Set task
Copy the first line of the entries below and every line after it through the line containing "Chart.register(...registerables);". Do not include pictures.

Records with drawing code
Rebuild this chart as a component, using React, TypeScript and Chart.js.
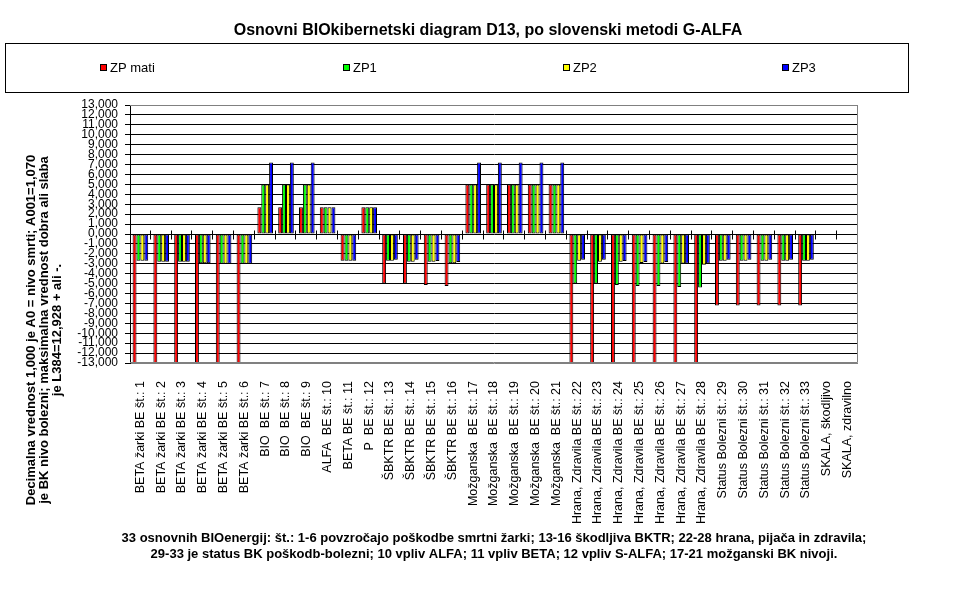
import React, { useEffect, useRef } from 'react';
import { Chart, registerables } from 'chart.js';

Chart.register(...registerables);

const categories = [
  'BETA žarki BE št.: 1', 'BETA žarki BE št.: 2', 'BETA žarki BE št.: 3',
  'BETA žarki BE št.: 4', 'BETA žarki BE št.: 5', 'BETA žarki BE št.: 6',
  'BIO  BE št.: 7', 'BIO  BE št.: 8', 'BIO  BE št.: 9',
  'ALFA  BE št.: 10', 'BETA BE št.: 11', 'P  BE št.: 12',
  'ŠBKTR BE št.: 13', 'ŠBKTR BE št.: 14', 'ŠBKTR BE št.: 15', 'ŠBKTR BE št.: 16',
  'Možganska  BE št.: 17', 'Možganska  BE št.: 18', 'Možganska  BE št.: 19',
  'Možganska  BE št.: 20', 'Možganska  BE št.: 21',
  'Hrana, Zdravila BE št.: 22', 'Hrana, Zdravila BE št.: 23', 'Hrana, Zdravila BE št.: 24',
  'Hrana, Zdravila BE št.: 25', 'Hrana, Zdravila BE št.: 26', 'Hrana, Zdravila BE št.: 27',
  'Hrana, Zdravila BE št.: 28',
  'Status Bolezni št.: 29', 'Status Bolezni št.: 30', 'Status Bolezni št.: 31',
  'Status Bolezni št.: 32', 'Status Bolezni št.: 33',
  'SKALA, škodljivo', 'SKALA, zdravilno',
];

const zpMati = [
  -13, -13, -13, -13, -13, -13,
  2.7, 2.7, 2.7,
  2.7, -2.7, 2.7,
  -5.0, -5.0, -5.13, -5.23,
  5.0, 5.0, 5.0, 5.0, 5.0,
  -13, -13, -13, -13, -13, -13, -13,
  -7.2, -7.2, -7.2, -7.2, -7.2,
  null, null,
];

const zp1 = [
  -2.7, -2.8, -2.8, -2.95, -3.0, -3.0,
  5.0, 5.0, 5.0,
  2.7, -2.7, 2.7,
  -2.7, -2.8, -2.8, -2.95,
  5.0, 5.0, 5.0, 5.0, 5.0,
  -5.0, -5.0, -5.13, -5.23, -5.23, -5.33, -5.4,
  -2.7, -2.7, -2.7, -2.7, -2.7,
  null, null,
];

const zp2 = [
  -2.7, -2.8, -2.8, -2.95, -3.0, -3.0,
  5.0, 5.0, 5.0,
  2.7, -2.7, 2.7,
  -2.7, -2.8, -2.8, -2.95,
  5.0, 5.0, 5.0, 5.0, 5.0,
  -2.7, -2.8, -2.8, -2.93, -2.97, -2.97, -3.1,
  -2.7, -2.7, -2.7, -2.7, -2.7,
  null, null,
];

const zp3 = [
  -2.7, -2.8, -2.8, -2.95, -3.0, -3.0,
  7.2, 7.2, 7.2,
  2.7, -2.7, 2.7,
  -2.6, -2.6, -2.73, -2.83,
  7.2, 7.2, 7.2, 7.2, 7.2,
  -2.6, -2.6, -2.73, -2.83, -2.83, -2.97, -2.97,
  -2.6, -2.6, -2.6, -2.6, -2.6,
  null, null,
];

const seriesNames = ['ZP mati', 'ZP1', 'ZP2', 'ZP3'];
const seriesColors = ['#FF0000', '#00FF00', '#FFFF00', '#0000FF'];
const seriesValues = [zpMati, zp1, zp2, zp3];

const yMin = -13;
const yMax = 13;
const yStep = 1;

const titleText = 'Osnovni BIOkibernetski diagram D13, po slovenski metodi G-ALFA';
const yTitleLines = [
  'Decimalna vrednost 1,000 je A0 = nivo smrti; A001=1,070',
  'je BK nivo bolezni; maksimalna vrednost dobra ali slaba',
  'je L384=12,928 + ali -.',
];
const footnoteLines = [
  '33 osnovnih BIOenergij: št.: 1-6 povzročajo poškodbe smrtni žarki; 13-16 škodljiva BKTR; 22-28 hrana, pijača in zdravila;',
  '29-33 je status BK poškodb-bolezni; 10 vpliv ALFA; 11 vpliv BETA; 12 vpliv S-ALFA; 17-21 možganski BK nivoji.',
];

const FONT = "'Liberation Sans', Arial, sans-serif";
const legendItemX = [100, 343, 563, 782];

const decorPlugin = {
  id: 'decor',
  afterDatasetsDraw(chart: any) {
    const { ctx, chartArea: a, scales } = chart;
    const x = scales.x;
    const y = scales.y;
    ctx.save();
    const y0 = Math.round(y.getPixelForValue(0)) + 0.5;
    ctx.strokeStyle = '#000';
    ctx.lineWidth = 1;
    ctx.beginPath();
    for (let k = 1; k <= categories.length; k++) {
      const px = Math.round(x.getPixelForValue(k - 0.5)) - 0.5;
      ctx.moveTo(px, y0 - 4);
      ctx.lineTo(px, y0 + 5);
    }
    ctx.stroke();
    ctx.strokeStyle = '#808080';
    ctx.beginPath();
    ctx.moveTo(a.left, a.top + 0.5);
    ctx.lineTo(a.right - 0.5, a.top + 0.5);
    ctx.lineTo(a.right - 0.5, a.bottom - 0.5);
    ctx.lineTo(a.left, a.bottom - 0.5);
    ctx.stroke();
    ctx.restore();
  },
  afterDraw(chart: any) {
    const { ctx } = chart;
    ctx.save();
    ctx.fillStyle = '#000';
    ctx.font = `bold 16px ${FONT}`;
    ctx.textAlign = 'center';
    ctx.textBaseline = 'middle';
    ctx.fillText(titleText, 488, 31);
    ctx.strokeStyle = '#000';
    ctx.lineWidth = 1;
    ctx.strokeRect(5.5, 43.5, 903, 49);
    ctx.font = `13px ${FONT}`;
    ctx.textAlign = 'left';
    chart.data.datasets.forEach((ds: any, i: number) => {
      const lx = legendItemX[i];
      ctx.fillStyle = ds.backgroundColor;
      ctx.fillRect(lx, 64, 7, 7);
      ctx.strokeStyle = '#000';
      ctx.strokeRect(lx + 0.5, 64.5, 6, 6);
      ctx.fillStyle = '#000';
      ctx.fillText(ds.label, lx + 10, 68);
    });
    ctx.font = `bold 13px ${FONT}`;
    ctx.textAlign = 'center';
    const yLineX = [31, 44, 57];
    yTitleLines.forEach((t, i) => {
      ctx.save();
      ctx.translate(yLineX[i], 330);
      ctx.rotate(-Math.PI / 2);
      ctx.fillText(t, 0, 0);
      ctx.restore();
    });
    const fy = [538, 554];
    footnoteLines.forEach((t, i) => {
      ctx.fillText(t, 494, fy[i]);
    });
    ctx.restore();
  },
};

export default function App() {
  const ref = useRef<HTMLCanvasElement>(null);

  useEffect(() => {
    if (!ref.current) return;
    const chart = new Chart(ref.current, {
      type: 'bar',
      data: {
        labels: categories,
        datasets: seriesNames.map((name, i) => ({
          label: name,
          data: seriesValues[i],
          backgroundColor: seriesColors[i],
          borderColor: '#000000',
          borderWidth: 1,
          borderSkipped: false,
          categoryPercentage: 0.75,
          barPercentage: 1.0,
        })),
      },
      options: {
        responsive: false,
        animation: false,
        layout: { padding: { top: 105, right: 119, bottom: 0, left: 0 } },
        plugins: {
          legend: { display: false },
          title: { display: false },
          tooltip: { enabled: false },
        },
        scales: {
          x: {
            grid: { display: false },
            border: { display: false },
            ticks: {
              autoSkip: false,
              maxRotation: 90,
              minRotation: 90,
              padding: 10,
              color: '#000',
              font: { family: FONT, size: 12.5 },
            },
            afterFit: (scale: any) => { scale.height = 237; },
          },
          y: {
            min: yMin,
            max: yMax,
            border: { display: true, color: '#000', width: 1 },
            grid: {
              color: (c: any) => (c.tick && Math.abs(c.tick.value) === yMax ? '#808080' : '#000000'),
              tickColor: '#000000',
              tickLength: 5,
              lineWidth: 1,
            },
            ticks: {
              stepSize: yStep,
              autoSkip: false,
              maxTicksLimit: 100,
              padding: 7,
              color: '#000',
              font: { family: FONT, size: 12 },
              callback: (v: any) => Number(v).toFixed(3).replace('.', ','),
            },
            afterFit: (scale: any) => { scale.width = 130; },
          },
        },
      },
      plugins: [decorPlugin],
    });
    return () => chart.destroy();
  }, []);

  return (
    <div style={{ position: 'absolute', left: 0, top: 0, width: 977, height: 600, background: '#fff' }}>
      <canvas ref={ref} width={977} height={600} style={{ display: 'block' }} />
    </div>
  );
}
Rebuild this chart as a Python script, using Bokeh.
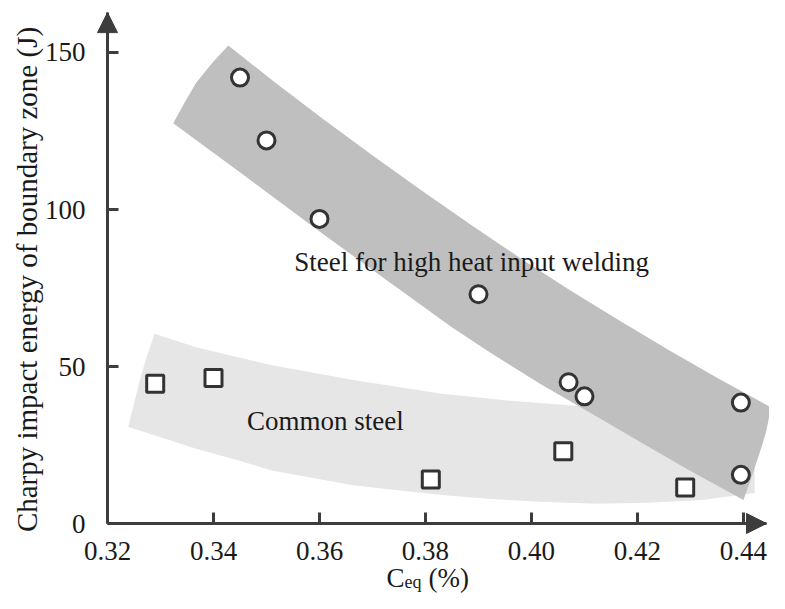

Complete output
Rebuild this chart as a component, using React, TypeScript and Chart.js.
import React, { useEffect, useRef } from 'react';
import { Chart, registerables } from 'chart.js';

Chart.register(...registerables);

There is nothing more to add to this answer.